▶ The exercise: Leave out the pictures and set down exactly the lines from the start of the listing through the one with "SHIFT = 0.37", both included.

================================

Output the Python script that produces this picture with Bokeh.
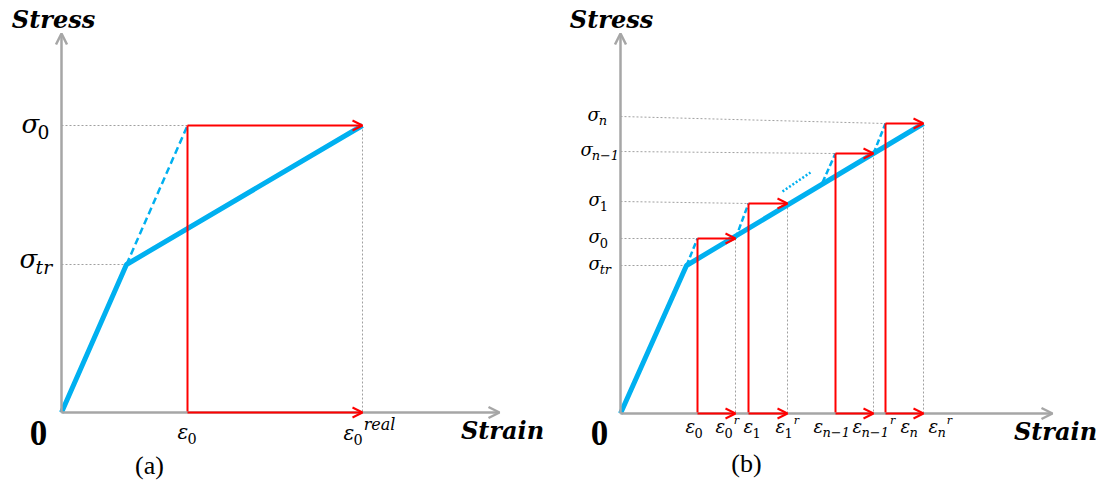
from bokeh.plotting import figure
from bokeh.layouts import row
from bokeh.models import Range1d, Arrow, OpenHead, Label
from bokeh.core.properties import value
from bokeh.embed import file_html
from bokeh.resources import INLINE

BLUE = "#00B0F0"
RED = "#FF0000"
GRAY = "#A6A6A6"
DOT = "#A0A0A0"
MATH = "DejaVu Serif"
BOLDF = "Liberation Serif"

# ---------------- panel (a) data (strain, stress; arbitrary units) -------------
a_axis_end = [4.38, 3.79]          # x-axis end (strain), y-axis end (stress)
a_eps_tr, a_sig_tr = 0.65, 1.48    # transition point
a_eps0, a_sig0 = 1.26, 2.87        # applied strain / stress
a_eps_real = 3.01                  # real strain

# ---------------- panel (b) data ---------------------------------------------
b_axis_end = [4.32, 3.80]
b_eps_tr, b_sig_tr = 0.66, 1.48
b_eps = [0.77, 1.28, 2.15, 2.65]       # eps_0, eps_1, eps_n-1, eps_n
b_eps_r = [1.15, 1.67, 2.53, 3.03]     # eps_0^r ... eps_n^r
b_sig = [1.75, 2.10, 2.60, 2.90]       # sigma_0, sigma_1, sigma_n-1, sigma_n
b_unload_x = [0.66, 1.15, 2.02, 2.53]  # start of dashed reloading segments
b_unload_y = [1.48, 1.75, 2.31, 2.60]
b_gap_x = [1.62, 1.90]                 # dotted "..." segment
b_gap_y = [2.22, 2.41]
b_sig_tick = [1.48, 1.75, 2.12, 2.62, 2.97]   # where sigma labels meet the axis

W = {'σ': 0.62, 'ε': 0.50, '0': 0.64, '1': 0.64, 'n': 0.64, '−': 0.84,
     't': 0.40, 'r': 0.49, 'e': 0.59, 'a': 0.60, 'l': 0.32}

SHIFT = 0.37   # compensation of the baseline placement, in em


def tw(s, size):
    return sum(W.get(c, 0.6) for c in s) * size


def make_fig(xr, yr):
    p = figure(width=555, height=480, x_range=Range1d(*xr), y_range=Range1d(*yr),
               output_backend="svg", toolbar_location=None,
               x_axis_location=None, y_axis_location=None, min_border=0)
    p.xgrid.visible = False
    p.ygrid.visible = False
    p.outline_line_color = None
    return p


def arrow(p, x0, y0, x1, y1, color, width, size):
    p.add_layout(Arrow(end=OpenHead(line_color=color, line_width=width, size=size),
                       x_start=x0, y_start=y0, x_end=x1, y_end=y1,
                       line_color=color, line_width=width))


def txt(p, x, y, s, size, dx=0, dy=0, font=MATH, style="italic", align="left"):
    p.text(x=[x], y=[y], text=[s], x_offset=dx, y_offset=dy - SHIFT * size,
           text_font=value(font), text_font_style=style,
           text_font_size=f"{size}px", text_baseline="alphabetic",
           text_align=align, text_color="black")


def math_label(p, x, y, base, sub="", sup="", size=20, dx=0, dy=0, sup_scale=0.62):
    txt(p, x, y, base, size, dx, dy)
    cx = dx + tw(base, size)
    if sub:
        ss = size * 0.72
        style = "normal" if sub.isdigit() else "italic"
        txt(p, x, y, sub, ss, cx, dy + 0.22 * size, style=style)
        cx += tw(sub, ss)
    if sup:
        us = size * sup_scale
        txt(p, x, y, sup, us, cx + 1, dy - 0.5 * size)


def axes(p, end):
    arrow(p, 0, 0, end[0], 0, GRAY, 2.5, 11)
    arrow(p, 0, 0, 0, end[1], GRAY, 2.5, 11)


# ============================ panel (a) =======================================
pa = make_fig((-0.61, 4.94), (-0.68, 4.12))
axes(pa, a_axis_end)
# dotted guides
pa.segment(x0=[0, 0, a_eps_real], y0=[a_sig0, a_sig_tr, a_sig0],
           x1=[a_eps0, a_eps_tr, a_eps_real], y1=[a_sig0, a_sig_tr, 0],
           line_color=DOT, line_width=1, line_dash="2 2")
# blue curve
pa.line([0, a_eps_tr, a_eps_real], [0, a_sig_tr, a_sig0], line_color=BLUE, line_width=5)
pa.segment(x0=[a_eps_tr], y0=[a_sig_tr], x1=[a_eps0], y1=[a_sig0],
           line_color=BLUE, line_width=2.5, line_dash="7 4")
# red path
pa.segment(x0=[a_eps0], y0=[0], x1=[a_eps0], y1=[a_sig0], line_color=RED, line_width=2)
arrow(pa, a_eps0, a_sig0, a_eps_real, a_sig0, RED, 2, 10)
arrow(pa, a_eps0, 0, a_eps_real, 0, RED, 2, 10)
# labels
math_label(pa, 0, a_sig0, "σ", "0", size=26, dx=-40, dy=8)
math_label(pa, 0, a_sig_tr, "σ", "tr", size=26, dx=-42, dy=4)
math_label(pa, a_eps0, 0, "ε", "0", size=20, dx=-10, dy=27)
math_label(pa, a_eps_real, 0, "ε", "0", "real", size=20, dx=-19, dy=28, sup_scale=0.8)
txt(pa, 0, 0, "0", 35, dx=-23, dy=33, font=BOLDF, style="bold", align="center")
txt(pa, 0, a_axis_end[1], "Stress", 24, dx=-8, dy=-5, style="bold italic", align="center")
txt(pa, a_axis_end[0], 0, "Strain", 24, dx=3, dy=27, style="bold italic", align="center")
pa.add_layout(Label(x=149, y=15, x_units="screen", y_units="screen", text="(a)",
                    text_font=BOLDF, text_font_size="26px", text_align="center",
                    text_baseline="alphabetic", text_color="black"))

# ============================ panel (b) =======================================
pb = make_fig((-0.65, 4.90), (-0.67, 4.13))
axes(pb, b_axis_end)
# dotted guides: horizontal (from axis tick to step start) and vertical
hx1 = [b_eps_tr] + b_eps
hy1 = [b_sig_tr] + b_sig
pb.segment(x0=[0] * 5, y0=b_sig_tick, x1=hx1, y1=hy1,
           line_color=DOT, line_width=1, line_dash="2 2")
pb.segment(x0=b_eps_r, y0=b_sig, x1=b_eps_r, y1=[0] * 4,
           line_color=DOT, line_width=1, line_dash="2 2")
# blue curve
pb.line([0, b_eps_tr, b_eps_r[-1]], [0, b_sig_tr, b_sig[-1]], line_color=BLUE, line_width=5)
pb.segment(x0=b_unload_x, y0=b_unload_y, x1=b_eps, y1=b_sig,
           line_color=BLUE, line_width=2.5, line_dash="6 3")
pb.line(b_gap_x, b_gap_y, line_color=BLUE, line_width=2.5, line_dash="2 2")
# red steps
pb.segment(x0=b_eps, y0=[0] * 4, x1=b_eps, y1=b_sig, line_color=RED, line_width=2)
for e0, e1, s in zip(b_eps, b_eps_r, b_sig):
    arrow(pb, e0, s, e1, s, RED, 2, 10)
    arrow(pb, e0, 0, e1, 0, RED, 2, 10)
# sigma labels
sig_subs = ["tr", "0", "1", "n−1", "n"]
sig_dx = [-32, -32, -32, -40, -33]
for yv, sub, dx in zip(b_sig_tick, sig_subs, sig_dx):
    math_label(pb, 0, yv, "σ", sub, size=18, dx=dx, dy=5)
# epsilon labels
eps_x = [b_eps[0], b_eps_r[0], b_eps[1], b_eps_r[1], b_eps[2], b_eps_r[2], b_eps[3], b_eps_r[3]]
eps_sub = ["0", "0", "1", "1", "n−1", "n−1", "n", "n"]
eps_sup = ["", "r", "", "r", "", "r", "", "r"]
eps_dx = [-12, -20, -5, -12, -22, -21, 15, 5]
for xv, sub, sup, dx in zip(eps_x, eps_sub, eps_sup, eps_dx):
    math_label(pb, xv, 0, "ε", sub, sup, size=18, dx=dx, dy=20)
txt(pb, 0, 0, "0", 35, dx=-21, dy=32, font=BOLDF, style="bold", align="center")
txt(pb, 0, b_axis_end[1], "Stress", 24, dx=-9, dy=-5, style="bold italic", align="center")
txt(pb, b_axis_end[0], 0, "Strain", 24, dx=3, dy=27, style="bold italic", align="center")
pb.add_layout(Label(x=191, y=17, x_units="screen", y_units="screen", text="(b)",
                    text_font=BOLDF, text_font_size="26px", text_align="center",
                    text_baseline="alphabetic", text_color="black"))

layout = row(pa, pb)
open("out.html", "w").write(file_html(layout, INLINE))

================================

▶ Answer to this exercise:
Output the Python script that produces this picture with Bokeh.
from bokeh.plotting import figure
from bokeh.layouts import row
from bokeh.models import Range1d, Arrow, OpenHead, Label
from bokeh.core.properties import value
from bokeh.embed import file_html
from bokeh.resources import INLINE

BLUE = "#00B0F0"
RED = "#FF0000"
GRAY = "#A6A6A6"
DOT = "#A0A0A0"
MATH = "DejaVu Serif"
BOLDF = "Liberation Serif"

# ---------------- panel (a) data (strain, stress; arbitrary units) -------------
a_axis_end = [4.38, 3.79]          # x-axis end (strain), y-axis end (stress)
a_eps_tr, a_sig_tr = 0.65, 1.48    # transition point
a_eps0, a_sig0 = 1.26, 2.87        # applied strain / stress
a_eps_real = 3.01                  # real strain

# ---------------- panel (b) data ---------------------------------------------
b_axis_end = [4.32, 3.80]
b_eps_tr, b_sig_tr = 0.66, 1.48
b_eps = [0.77, 1.28, 2.15, 2.65]       # eps_0, eps_1, eps_n-1, eps_n
b_eps_r = [1.15, 1.67, 2.53, 3.03]     # eps_0^r ... eps_n^r
b_sig = [1.75, 2.10, 2.60, 2.90]       # sigma_0, sigma_1, sigma_n-1, sigma_n
b_unload_x = [0.66, 1.15, 2.02, 2.53]  # start of dashed reloading segments
b_unload_y = [1.48, 1.75, 2.31, 2.60]
b_gap_x = [1.62, 1.90]                 # dotted "..." segment
b_gap_y = [2.22, 2.41]
b_sig_tick = [1.48, 1.75, 2.12, 2.62, 2.97]   # where sigma labels meet the axis

W = {'σ': 0.62, 'ε': 0.50, '0': 0.64, '1': 0.64, 'n': 0.64, '−': 0.84,
     't': 0.40, 'r': 0.49, 'e': 0.59, 'a': 0.60, 'l': 0.32}

SHIFT = 0.37   # compensation of the baseline placement, in em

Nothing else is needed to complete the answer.